Finally, the new law would ultimately place genital surgery outside of the control of National Board of Health and Welfare, since under the newly conceived rights, the service would ultimately be compelled to concede the decision-making to the children. The obligation to perform genital surgery would supersede any clinical misgivings, and the purpose of the support given would not be medical but to facilitate the child’s self-determination. A child’s right to self-determination needs to be balanced by adult oversight. Can a 15-year-old truly predict the consequences their teenage decision-making will have on their future adult selves? The ethical issue of whether the child can consent to genital surgery goes beyond an assessment of whether the adolescent has mental capacity and can express independent wishes. Children are social beings as well as independent actors who ‘take up’ normative identities made available to them within the prevalent culture and which may lead them to wish for and consent to harmful treatments. The media, the internet, and trans affirmative educational programmes which provide workshops about ‘gender identity’ for school teachers and children as young as four, collectively provide the background to children’s everyday lives. The child’s capacity for consent is not sufficient to counter systemic attitudes and beliefs, which may for example account for the current statistical prevalence of girls wanting to transition. In combination, these influences construct a definitive set of ‘truths’ about ‘gender identity’ which, ironically, reproduce a catalogue of gender stereo-types that confirm to children they are transgender, that medical re-assignment of their sexed body will resolve gender discomfort, and that without social and physical intervention they will be likely to self-harm and probably commit suicide.

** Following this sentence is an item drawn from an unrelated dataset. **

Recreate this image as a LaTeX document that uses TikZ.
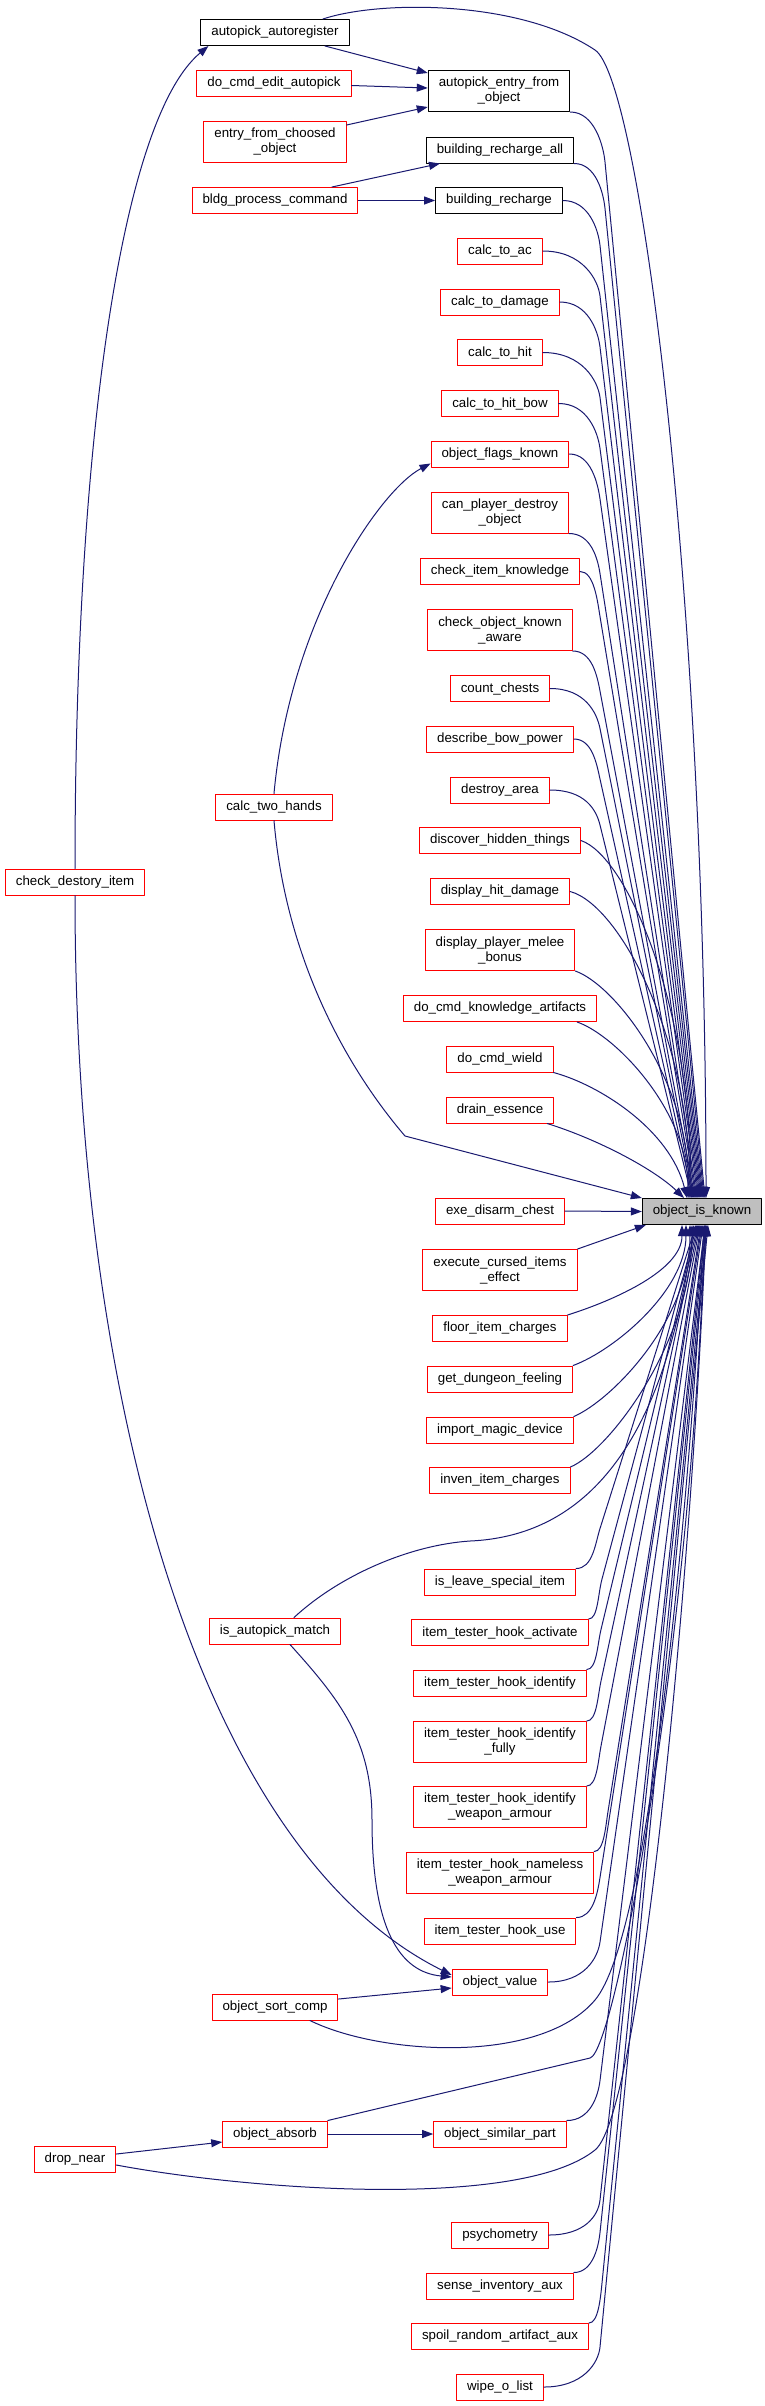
\documentclass[tikz,border=0pt]{standalone}
\usepackage{fontspec}
\setmainfont{Liberation Sans}
\usetikzlibrary{arrows.meta,calc,positioning}
\definecolor{cgEdge}{HTML}{191970}
\definecolor{cgRed}{HTML}{FF0000}
\definecolor{cgGrey}{HTML}{BFBFBF}
% long caller edge: bend at column #3, drop #4, then straight into object_is_known
\newcommand\farcall[5][0]{%
  \coordinate (colx) at (#3,0);
  \coordinate (bend) at ($(#2-|colx)+(0,#4)$);
  \draw[calls] (#2) .. controls ($(#2)!0.7!(#2-|colx)$) and ($(bend)!-16pt!([xshift=#1]oik.#5)$) .. (bend) -- ([xshift=#1]oik.#5);}

\begin{document}
\begin{tikzpicture}[x=1pt,y=-1pt,>=Latex,line cap=round,line join=round,
  fn/.style={draw=cgRed,fill=white,line width=1pt,align=center,font=\fontsize{13.3}{15}\selectfont,inner xsep=10.5pt,inner ysep=2pt,minimum height=26pt},
  fndoc/.style={fn,draw=black},
  fnroot/.style={fn,draw=black,fill=cgGrey},
  twol/.style={minimum height=41pt},
  calls/.style={draw=cgEdge,line width=1pt,-{Triangle[length=11pt,width=8pt]}}]
\path[fill=white] (0,0) rectangle (764,2406);
\useasboundingbox (0,0) rectangle (764,2406);

% left columns
\node[fndoc] (aa) at (275,32.5) {autopick\_autoregister};
\node[fn] (dcea) at (274,83.5) {do\_cmd\_edit\_autopick};
\node[fn,twol] (efco) at (275,142) {entry\_from\_choosed\\\_object};
\node[fn] (bpc) at (275,200.5) {bldg\_process\_command};
\node[fn] (cth) at (274,807) {calc\_two\_hands};
\node[fn] (cdi) at (75,882) {check\_destory\_item};
\node[fn] (iam) at (275,1631) {is\_autopick\_match};
\node[fn] (osc) at (275,2007) {object\_sort\_comp};
\node[fn] (oa) at (275,2134) {object\_absorb};
\node[fn] (dn) at (75,2159) {drop\_near};

% middle column
\node[fndoc,twol] (aefo) at (499,91) {autopick\_entry\_from\\\_object};
\node[fndoc] (bra) at (500,150) {building\_recharge\_all};
\node[fndoc] (brc) at (499,200.5) {building\_recharge};
\node[fn] (ctac) at (500,251) {calc\_to\_ac};
\node[fn] (ctdm) at (500,302) {calc\_to\_damage};
\node[fn] (cthit) at (500,352.5) {calc\_to\_hit};
\node[fn] (ctbow) at (500,403.5) {calc\_to\_hit\_bow};
\node[fn] (ofk) at (500,454) {object\_flags\_known};
\node[fn,twol] (cpdo) at (500,512.5) {can\_player\_destroy\\\_object};
\node[fn] (cik) at (500,571.5) {check\_item\_knowledge};
\node[fn,twol] (coka) at (500,630) {check\_object\_known\\\_aware};
\node[fn] (cch) at (500,688.5) {count\_chests};
\node[fn] (dbp) at (500,739) {describe\_bow\_power};
\node[fn] (dar) at (500,790) {destroy\_area};
\node[fn] (dht) at (500,840.5) {discover\_hidden\_things};
\node[fn] (dhd) at (500,891.5) {display\_hit\_damage};
\node[fn,twol] (dpmb) at (500,950) {display\_player\_melee\\\_bonus};
\node[fn] (dcka) at (500,1008.5) {do\_cmd\_knowledge\_artifacts};
\node[fn] (dcw) at (500,1059) {do\_cmd\_wield};
\node[fn] (dess) at (500,1110) {drain\_essence};
\node[fn] (edc) at (500,1211) {exe\_disarm\_chest};
\node[fn,twol] (ecie) at (500,1270) {execute\_cursed\_items\\\_effect};
\node[fn] (fic) at (500,1328.5) {floor\_item\_charges};
\node[fn] (gdf) at (500,1379) {get\_dungeon\_feeling};
\node[fn] (imd) at (500,1430) {import\_magic\_device};
\node[fn] (iic) at (500,1480.5) {inven\_item\_charges};
\node[fn] (ilsi) at (500,1582) {is\_leave\_special\_item};
\node[fn] (itha) at (500,1632.5) {item\_tester\_hook\_activate};
\node[fn] (ithi) at (500,1683) {item\_tester\_hook\_identify};
\node[fn,twol] (ithif) at (500,1742) {item\_tester\_hook\_identify\\\_fully};
\node[fn,twol] (ithiw) at (500,1807) {item\_tester\_hook\_identify\\\_weapon\_armour};
\node[fn,twol] (ithnw) at (500,1872.5) {item\_tester\_hook\_nameless\\\_weapon\_armour};
\node[fn] (ithu) at (500,1931) {item\_tester\_hook\_use};
\node[fn] (ov) at (500,1982) {object\_value};
\node[fn] (osp) at (500,2134) {object\_similar\_part};
\node[fn] (psy) at (500,2235) {psychometry};
\node[fn] (sia) at (500,2286) {sense\_inventory\_aux};
\node[fn] (sraa) at (500,2336.5) {spoil\_random\_artifact\_aux};
\node[fn] (wol) at (500,2387) {wipe\_o\_list};

\node[fnroot] (oik) at (702,1211.5) {object\_is\_known};

% calls between the callers
\draw[calls] ([xshift=50]aa.south) -- ([yshift=-3]aefo.north west);
\draw[calls] ([yshift=-2]dcea.east) -- ([yshift=3]aefo.west);
\draw[calls] ([yshift=-4]efco.north east) -- ([yshift=-16]aefo.west);
\draw[calls] ([xshift=57]bpc.north) -- ([xshift=-60]bra.south);
\draw[calls] (bpc.east) -- (brc.west);
\draw[calls] (cth.north) .. controls (290,620) and (380,490) .. ([yshift=4]ofk.south west);
\draw[calls] (cdi.north) .. controls (75,450) and (120,120) .. ([xshift=8]aa.south west);
\draw[calls] (cdi.south) .. controls (75,1400) and (200,1850) .. ([yshift=7]ov.west);
\draw[calls] ([xshift=15]iam.south) .. controls (340,1700) and (372,1740) .. (372,1820) .. controls (372,1930) and (400,1972) .. ([yshift=5]ov.west);
\draw[calls] ([yshift=8]osc.east) -- ([yshift=-6]ov.west);
\draw[calls] ([yshift=5]dn.east) -- ([yshift=-8]oa.west);
\draw[calls] (oa.east) -- (osp.west);

% calls into object_is_known from above
\draw[calls] ([xshift=48]aa.north) .. controls (380,0) and (520,0) .. (595,50) .. controls (640,80) and (706,600) .. ([xshift=4]oik.north);
\farcall[3]{aefo.south east}{605}{50}{north}
\farcall[2]{bra.south east}{605}{45}{north}
\farcall[1]{brc.east}{600}{45}{north}
\farcall[0]{ctac.east}{600}{45}{north}
\farcall[-1]{ctdm.east}{600}{45}{north}
\farcall[-2]{cthit.east}{600}{45}{north}
\farcall[-3]{ctbow.east}{600}{45}{north}
\farcall[-4]{ofk.east}{600}{45}{north}
\farcall[-5]{cpdo.south east}{600}{40}{north}
\farcall[-6]{cik.east}{600}{45}{north}
\farcall[-7]{coka.south east}{600}{40}{north}
\farcall[-8]{cch.east}{600}{40}{north}
\farcall[-9]{dbp.east}{600}{40}{north}
\farcall[-10]{dar.east}{600}{35}{north}
\draw[calls] (dht.east) .. controls (625,855) and (691,1000) .. ([xshift=-11]oik.north);
\draw[calls] (dhd.east) .. controls (620,905) and (690,1040) .. ([xshift=-12]oik.north);
\draw[calls] (dpmb.south east) .. controls (615,985) and (689,1080) .. ([xshift=-13]oik.north);
\draw[calls] ([xshift=-20]dcka.south east) .. controls (615,1035) and (688,1110) .. ([xshift=-14]oik.north);
\draw[calls] (dcw.south east) .. controls (600,1085) and (670,1130) .. ([xshift=-15]oik.north);
\draw[calls] ([xshift=-7]dess.south east) .. controls (600,1140) and (655,1170) .. ([xshift=-18]oik.north);
\draw[calls] (cth.south) .. controls (285,950) and (340,1060) .. (405,1136) -- (oik.north west);
\draw[calls] (edc.east) -- (oik.west);

% calls into object_is_known from below
\draw[calls] (ecie.north east) -- ([xshift=4]oik.south west);
\draw[calls] (fic.north east) .. controls (615,1300) and (682,1270) .. ([xshift=-20]oik.south);
\draw[calls] (gdf.north east) .. controls (615,1350) and (686,1290) .. ([xshift=-16]oik.south);
\draw[calls] (imd.north east) .. controls (612,1400) and (690,1320) .. ([xshift=-12]oik.south);
\draw[calls] (iic.north east) .. controls (610,1450) and (692,1340) .. ([xshift=-10]oik.south);
\draw[calls] ([xshift=19]iam.north) .. controls (340,1575) and (410,1545) .. (470,1541) .. controls (560,1537) and (660,1480) .. ([xshift=-8]oik.south);
\farcall[-6]{ilsi.north east}{600}{-40}{south}
\farcall[-5]{itha.north east}{602}{-40}{south}
\farcall[-4]{ithi.north east}{601}{-40}{south}
\farcall[-3]{ithif.north east}{601}{-40}{south}
\farcall[-2]{ithiw.north east}{601}{-40}{south}
\farcall[-1]{ithnw.north east}{608}{-40}{south}
\farcall[0]{ithu.north east}{600}{-40}{south}
\farcall[1]{ov.east}{600}{-40}{south}
\draw[calls] ([xshift=35]osc.south) .. controls (380,2055) and (540,2065) .. (595,2000) .. controls (650,1935) and (690,1500) .. ([xshift=2]oik.south);
\draw[calls] (oa.north east) -- (590,2058) .. controls (615,2052) and (690,1650) .. ([xshift=3]oik.south);
\draw[calls] ([yshift=-6]dn.east) .. controls (250,2190) and (520,2210) .. (595,2150) .. controls (640,2114) and (690,1600) .. ([xshift=4]oik.south);
\farcall[3]{osp.north east}{600}{-40}{south}
\farcall[3]{psy.east}{600}{-35}{south}
\farcall[4]{sia.north east}{600}{-40}{south}
\farcall[5]{sraa.north east}{602}{-40}{south}
\farcall[6]{wol.east}{600}{-40}{south}
\end{tikzpicture}
\end{document}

In conclusion, I contend that clinicians are unable to operate within the medical ethos to which they aspire, namely ‘first do no harm’. The affirmative model blurs the distinction between sex and gender such that ‘gender identity’ as a ‘born’ property enables the state to countenance law reform even though the inevitable result will make children sterile and consign them to a life-long pursuit of difficult and painful physical and psychological transitioning that will uphold and deepen socially constructed gender based oppression and never actually change a person’s biological sex.
The transgender field is highly politicized, and the rise of identity politics means that any suggestion that ‘gender identity’ is psychological and sociological is automatically construed as transphobic. The general climate of fear – fear of causing offence, fear of being accused of transphobia or, in the terrible case of parents, the horrendous fear they will lose their children if they refuse permission for surgery – means that reasoned debate has become almost impossible. Within the context of highly contested and unverifiable theories, the citizens of all democratic countries should be able to ask without reprisal: How free is the medical profession to formulate its own views about performing genital surgery, given the force field of competing and opposing discourses which are knotted together into bigger issues of authority and meaning-making? Who has the right to make knowledge about sex and gender which then informs clinical practice? Who decides what is politically progressive, and whose ‘truths’ does the state authorise to create social policy?
Close inspection of the proposition made by transactivists that human rights based on “gender identity” are “universal, interdependent, indivisible and interrelated” reveals this assertion to be misguided. If Sweden passes a law allowing 15 to 18-year-olds to undergo genital surgery it will not signify the extension of children’s rights but their egregious breach. That the abuse and sterilization of children’s bodies might soon be legally sanctioned in Sweden in the name of progressivism should alert us to the extreme dangers of transgender identity politics.